9.5 x 6.25 inches
The volume of essays moves the historiography of ancient India in the service of a history of the present. The cultural onslaught of a brahmanical saffron culture within popular discourse, and the fight against entrenched class and caste interests led by women, dalits and other marginalized groups, frame this battle for ‘ancient’ India. Through an in-depth analysis of myths and original sources, the author provides novel grounds for contesting the foundations of such charged concepts as ‘nation’, ‘civilization’ and ‘womanly honour’. Reading against the grain of canonical sources, she presents a distinctive reading of lesser known Buddhist Pali texts, the Jataka stories, and even contemporary texts like the television serials Chanakya and Ramayana, to demonstrate the stratifications in early Indian society.

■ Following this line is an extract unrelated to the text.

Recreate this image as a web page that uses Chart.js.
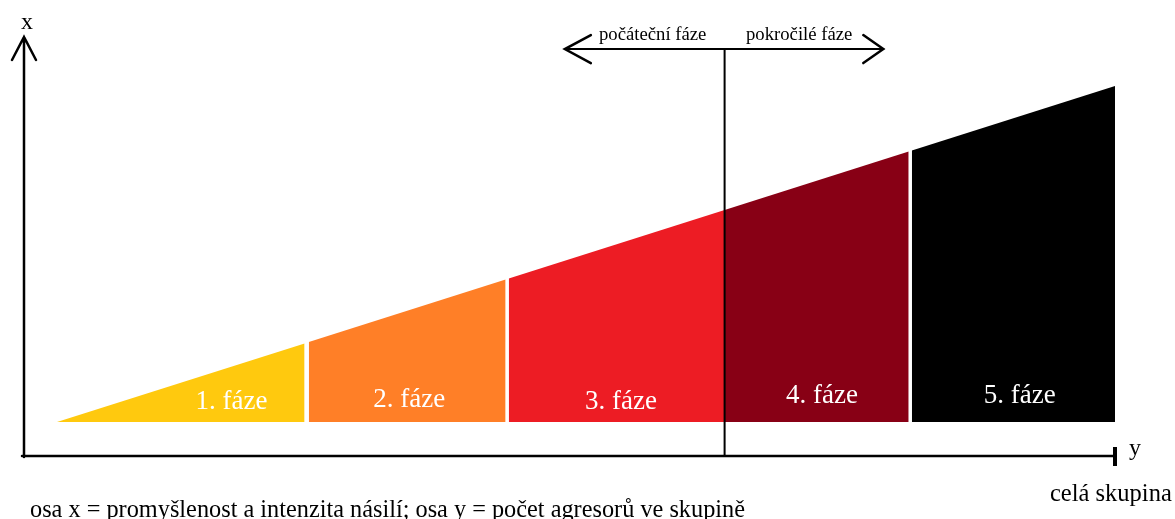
<!DOCTYPE html>
<html>
<head>
<meta charset="utf-8">
<script src="https://cdn.jsdelivr.net/npm/chart.js@4.4.0/dist/chart.umd.min.js"></script>
<style>
    html, body { margin: 0; padding: 0; background: #fff; }
    #wrap { width: 1175px; height: 519px; }
</style>
</head>
<body>
<div id="wrap"><canvas id="myChart" width="1175" height="519"></canvas></div>
<script>
// phases of the wedge: x = size of the group, y = intensity
var phaseLabels = ['1. fáze', '2. fáze', '3. fáze', '4. fáze', '5. fáze'];
var phaseStart = [0, 23.8, 42.7, 63.1, 80.8];
var phaseEnd = [23.4, 42.4, 63.1, 80.5, 100];
var heightStart = [0, 23.8, 42.7, 63.1, 80.8];
var heightEnd = [23.4, 42.4, 63.1, 80.5, 100];
var phaseColors = ['#ffc90e', '#ff7f27', '#ed1c24', '#880015', '#000000'];

// where the text of each phase sits
var labelX = [16.5, 33.3, 53.3, 72.3, 91.0];
var labelY = [3.9, 4.5, 3.9, 5.6, 5.6];

// border between early and advanced phases + the double arrow above it
var dividerX = phaseEnd[2];
var arrowFrom = 48.0, arrowTo = 78.1, arrowY = 111;

var datasets = [];
phaseLabels.forEach(function(lbl, i) {
    datasets.push({
        label: lbl,
        data: [{ x: phaseStart[i], y: heightStart[i] }, { x: phaseEnd[i], y: heightEnd[i] }],
        backgroundColor: phaseColors[i],
        borderWidth: 0,
        pointRadius: 0,
        fill: { value: 0 },
        tension: 0
    });
});

var serif = '"Liberation Serif", "Times New Roman", serif';

// axes, arrows and texts
var sketchPlugin = {
    id: 'sketch',
    afterDatasetsDraw: function(chart) {
        var ctx = chart.ctx;
        var xs = chart.scales.x, ys = chart.scales.y;
        var left = chart.chartArea.left, bottom = chart.chartArea.bottom, top = chart.chartArea.top;
        var right = xs.getPixelForValue(100);

        ctx.save();
        ctx.strokeStyle = '#000';
        ctx.fillStyle = '#000';
        ctx.lineWidth = 2.5;
        ctx.lineCap = 'round';

        // y axis with arrow
        ctx.beginPath();
        ctx.moveTo(left, bottom + 1);
        ctx.lineTo(left, top);
        ctx.moveTo(left - 12, top + 23);
        ctx.lineTo(left, top);
        ctx.lineTo(left + 12, top + 23);
        ctx.stroke();

        // x axis with end bar
        ctx.beginPath();
        ctx.moveTo(left - 2, bottom);
        ctx.lineTo(right, bottom);
        ctx.stroke();
        ctx.fillRect(right - 2, bottom - 9, 4, 19);

        // divider + double arrow
        var dx = xs.getPixelForValue(dividerX);
        var ay = ys.getPixelForValue(arrowY);
        var a1 = xs.getPixelForValue(arrowFrom), a2 = xs.getPixelForValue(arrowTo);
        ctx.lineWidth = 2;
        ctx.beginPath();
        ctx.moveTo(dx, ay);
        ctx.lineTo(dx, bottom);
        ctx.moveTo(a1, ay);
        ctx.lineTo(a2, ay);
        ctx.stroke();
        ctx.lineWidth = 2.5;
        ctx.beginPath();
        ctx.moveTo(a1 + 26, ay - 14);
        ctx.lineTo(a1, ay);
        ctx.lineTo(a1 + 26, ay + 14);
        ctx.moveTo(a2 - 20, ay - 14);
        ctx.lineTo(a2, ay);
        ctx.lineTo(a2 - 20, ay + 14);
        ctx.stroke();

        // phase names
        ctx.fillStyle = '#fff';
        ctx.font = '27px ' + serif;
        ctx.textAlign = 'center';
        ctx.textBaseline = 'alphabetic';
        phaseLabels.forEach(function(lbl, i) {
            ctx.fillText(lbl, xs.getPixelForValue(labelX[i]), ys.getPixelForValue(labelY[i]));
        });

        ctx.fillStyle = '#000';
        ctx.font = '18.7px ' + serif;
        ctx.textAlign = 'left';
        ctx.fillText('počáteční fáze', 599, 40);
        ctx.fillText('pokročilé fáze', 746, 40);

        ctx.font = '24px ' + serif;
        ctx.textAlign = 'center';
        ctx.fillText('x', 27, 29);
        ctx.fillText('y', 1135, 455);

        ctx.font = '24.5px ' + serif;
        ctx.textAlign = 'left';
        ctx.fillText('celá skupina', 1050, 501);
        ctx.font = '24.3px ' + serif;
        ctx.fillText('osa x = promyšlenost a intenzita násilí; osa y = počet agresorů ve skupině', 30, 517);
        ctx.restore();
    }
};

var ctx = document.getElementById('myChart').getContext('2d');
var myChart = new Chart(ctx, {
    type: 'line',
    data: { datasets: datasets },
    options: {
        responsive: false,
        animation: false,
        devicePixelRatio: 1,
        layout: { padding: { left: 24, right: 60, top: 37, bottom: 63 } },
        plugins: { legend: { display: false }, tooltip: { enabled: false } },
        scales: {
            x: { type: 'linear', min: -3.12, max: 100, display: false },
            y: { type: 'linear', min: -10.12, max: 114.6, display: false }
        }
    },
    plugins: [sketchPlugin]
});
</script>
</body>
</html>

The book brings to life several crucial concepts and categories that make possible a sensitive delineation of social alienation, class antagonism and gendered violence in ancient Indian society. The everyday lives and histories of dasas, karmakaras, ‘a’grihinis, bhaktins and gahapatis provide an understanding of ancient India away from the cliched invocations of ideal kings, brahmanas and pativratas.
Uma Chakravarti taught history at Miranda House College, University of Delhi. Her publications include Delhi Riots: Three Days in the Life of a Nation (joint editor, 1987), The Social Dimensions of Early Buddhism (1987), Rewriting History: The Life and Times of Pandita Ramabai (1998), From Myths to Markets: Essays on Gender (joint editor, 1999) and Gendering Caste: Through a Feminist Lens (2003).